Original Colors: ['red', 'green', 'blue']
Encoded Colors: [2 1 0]
Original Sizes: ['small', 'medium', 'large']
Encoded Sizes: [2 1 0]
Original Materials: ['wood', 'metal', 'plastic']
Encoded Materials: [2 0 1]


LabelEncoder assigns integer values based on the alphabetical order of the categories. For example, "blue" is encoded as 0 because it comes first alphabetically, and "red" is encoded as 2 because it comes last.

Q5. Calculate the covariance matrix for the following variables in a dataset: Age, Income, and Education level. Interpret the results.

In [2]:
import numpy as np

age = np.array([25, 30, 35, 40, 45])
income = np.array([50000, 60000, 70000, 80000, 90000])
education_level = np.array([1, 2, 3, 2, 1])

data = np.vstack([age, income, education_level])

cov_matrix = np.cov(data, bias=False)

print("Covariance Matrix:\n", cov_matrix)


Covariance Matrix:
 [[ 6.25000000e+01  1.25000000e+05 -1.11022302e-16]
 [ 1.25000000e+05  2.50000000e+08 -2.22044605e-13]
 [-1.11022302e-16 -2.22044605e-13  7.00000000e-01]]


Q6. You are working on a machine learning project with a dataset containing several categorical variables, including "Gender" (Male/Female), "Education Level" (High School/Bachelor's/Master's/PhD), and "Employment Status" (Unemployed/Part-Time/Full-Time). Which encoding method would you use for
each variable, and why?

Ans:

For the given categorical variables, the encoding methods should be chosen based on the nature of each variable and their relationships. Here’s the best approach for each:

1. Gender (Male/Female)
Encoding Method: One-Hot Encoding
Reason: "Gender" is a nominal variable with no inherent order. One-hot encoding will create separate binary columns for each category without implying any ranking or order.
2. Education Level (High School/Bachelor's/Master's/PhD)
Encoding Method: Ordinal Encoding
Reason: "Education Level" has a natural ordinal relationship (there is a clear order from High School to PhD). Ordinal encoding will preserve this ranking by assigning increasing integers based on the education level.
3. Employment Status (Unemployed/Part-Time/Full-Time)
Encoding Method: Ordinal Encoding
Reason: "Employment Status" can be considered ordinal if we assume there's an inherent order in terms of employment engagement or status. However, if there’s no inherent ranking, one-hot encoding could also be used.


Q7. You are analyzing a dataset with two continuous variables, "Temperature" and "Humidity", and two categorical variables, "Weather Condition" (Sunny/Cloudy/Rainy) and "Wind Direction" (North/South/East/West). Calculate the covariance between each pair of variables and interpret the results.

In [4]:
import numpy as np

temperature = np.array([25, 22, 27, 30, 24])
humidity = np.array([60, 65, 55, 50, 70])

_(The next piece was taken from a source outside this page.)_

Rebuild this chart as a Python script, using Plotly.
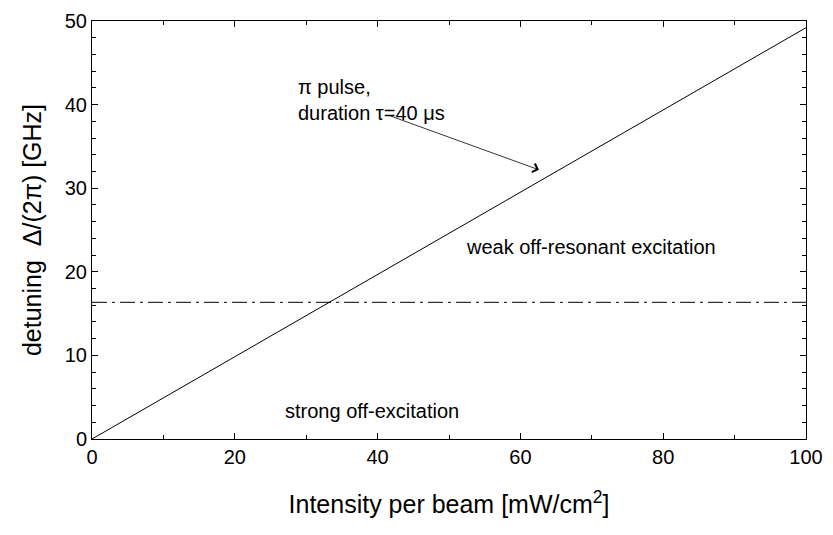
import plotly.graph_objects as go

# Data
intensity = [0, 100]
detuning = [0, 49.2]
threshold_x = [0, 100]
threshold_y = [16.35, 16.35]

arrow_tail = (41.6, 38.7)
arrow_head = (62.6, 32.2)

font_family = "Liberation Sans, Arial, sans-serif"

fig = go.Figure()
fig.add_trace(go.Scatter(x=intensity, y=detuning, mode="lines",
                         line=dict(color="black", width=1), showlegend=False))
fig.add_trace(go.Scatter(x=threshold_x, y=threshold_y, mode="lines",
                         line=dict(color="black", width=1, dash="15px,5px,3px,5px"),
                         showlegend=False))

fig.add_annotation(x=arrow_head[0], y=arrow_head[1], ax=arrow_tail[0], ay=arrow_tail[1],
                   xref="x", yref="y", axref="x", ayref="y", text="",
                   showarrow=True, arrowhead=4, arrowsize=2.2, arrowwidth=0.8,
                   arrowcolor="black")

fig.add_annotation(x=28.6, y=40.6, xref="x", yref="y", xanchor="left", yanchor="middle",
                   text="π pulse,<br>duration τ=40 μs", showarrow=False, align="left",
                   font=dict(size=20, color="black", family=font_family))
fig.add_annotation(x=52.1, y=23.0, xref="x", yref="y", xanchor="left", yanchor="middle",
                   text="weak off-resonant excitation", showarrow=False,
                   font=dict(size=20, color="black", family=font_family))
fig.add_annotation(x=26.8, y=3.3, xref="x", yref="y", xanchor="left", yanchor="middle",
                   text="strong off-excitation", showarrow=False,
                   font=dict(size=20, color="black", family=font_family))

axis_common = dict(showgrid=False, zeroline=False, showline=True, linecolor="black",
                   linewidth=1, mirror="allticks", ticks="inside", ticklen=6,
                   tickcolor="black", tickwidth=1, ticklabeloverflow="allow",
                   tickfont=dict(size=20, color="black", family=font_family))

fig.update_xaxes(range=[0, 100], tick0=0, dtick=20,
                 minor=dict(ticks="inside", ticklen=4, dtick=10, tickcolor="black"),
                 title=dict(text="Intensity per beam [mW/cm<sup>2</sup>]", standoff=28,
                            font=dict(size=25, color="black", family=font_family)),
                 **axis_common)
fig.update_yaxes(range=[0, 50], tick0=0, dtick=10,
                 minor=dict(ticks="inside", ticklen=4, dtick=2, tickcolor="black"),
                 title=dict(text="detuning  Δ/(2π) [GHz]", standoff=16,
                            font=dict(size=25, color="black", family=font_family)),
                 **axis_common)

fig.update_layout(width=833, height=535, margin=dict(l=92, r=20, t=10, b=96),
                  plot_bgcolor="white", paper_bgcolor="white")

fig.write_html("out.html", config={"displayModeBar": False},
               post_script="document.body.style.margin='0';document.body.style.overflow='hidden';")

weather_condition = np.array([0, 1, 0, 2, 1])
wind_direction = np.array([0, 1, 2, 3, 0])
data = np.vstack([temperature, humidity, weather_condition, wind_direction])

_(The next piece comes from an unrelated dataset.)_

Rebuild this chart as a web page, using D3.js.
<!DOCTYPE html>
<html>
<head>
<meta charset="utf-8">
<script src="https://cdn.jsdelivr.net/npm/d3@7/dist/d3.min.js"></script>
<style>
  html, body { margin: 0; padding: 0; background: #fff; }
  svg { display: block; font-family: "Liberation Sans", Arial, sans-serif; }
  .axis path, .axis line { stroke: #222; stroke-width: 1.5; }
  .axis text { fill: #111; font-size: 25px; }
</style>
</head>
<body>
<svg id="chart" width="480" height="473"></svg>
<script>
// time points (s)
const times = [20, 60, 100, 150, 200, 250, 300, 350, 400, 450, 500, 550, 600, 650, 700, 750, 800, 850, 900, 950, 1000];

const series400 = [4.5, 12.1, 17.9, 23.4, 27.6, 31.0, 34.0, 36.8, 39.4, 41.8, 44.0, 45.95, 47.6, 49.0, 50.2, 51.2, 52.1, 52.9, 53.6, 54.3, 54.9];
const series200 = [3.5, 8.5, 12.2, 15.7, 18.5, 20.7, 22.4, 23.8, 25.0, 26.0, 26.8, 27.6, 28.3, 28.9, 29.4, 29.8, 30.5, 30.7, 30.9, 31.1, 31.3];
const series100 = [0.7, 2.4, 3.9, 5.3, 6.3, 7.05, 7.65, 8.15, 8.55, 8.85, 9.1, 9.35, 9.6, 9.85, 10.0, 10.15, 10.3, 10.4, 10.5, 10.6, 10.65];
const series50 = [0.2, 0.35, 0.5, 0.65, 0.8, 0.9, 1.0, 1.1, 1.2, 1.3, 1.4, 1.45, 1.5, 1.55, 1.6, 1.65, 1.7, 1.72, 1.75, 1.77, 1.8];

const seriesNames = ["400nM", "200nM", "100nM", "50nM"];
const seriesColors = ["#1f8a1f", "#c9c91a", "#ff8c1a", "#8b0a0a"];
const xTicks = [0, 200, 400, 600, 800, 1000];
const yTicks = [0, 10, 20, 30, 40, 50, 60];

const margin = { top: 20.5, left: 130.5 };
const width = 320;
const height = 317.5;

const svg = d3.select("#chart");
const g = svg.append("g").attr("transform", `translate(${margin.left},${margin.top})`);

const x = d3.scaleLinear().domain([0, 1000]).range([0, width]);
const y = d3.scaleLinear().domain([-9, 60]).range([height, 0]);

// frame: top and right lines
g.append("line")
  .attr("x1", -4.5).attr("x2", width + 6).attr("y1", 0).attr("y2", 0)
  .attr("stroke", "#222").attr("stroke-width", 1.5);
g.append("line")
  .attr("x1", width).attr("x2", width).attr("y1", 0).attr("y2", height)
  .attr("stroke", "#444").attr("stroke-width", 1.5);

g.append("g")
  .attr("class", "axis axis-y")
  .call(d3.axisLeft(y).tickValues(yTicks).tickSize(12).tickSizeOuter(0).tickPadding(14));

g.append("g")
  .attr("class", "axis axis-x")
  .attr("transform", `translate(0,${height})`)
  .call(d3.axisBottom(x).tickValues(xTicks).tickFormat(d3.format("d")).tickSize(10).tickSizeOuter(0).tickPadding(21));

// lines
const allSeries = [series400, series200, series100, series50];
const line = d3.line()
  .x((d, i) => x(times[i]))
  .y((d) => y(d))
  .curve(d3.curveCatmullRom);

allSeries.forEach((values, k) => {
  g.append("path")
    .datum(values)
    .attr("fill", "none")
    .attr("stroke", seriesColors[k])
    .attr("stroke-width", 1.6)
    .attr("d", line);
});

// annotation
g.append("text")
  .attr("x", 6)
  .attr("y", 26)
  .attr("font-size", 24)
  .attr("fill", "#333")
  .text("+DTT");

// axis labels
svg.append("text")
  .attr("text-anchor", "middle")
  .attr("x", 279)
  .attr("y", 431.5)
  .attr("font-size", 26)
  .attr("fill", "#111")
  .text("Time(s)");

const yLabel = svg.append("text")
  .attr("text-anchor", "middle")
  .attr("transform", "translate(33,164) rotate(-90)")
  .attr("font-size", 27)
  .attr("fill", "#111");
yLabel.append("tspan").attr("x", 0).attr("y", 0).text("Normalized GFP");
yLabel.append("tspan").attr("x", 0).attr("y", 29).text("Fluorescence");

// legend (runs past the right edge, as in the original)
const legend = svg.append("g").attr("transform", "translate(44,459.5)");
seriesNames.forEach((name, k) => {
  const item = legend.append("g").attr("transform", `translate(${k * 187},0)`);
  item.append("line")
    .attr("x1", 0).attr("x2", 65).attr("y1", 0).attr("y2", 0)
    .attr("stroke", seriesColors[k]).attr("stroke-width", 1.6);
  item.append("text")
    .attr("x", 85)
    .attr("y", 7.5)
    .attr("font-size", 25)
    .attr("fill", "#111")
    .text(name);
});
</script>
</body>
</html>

cov_matrix = np.cov(data, bias=False)
print("Covariance Matrix:\n", cov_matrix)

Covariance Matrix:
 [[  9.3  -21.25   0.9    3.1 ]
 [-21.25  62.5   -1.25  -8.75]
 [  0.9   -1.25   0.7    0.55]
 [  3.1   -8.75   0.55   1.7 ]]


- Temperature and Humidity: A moderate negative relationship.
- Temperature and Weather Condition: A slight positive relationship.
- Temperature and Wind Direction: A slight positive relationship.
- Humidity and Weather Condition: A slight negative relationship.
- Humidity and Wind Direction: A moderate negative relationship.
- Weather Condition and Wind Direction: A slight positive relationship.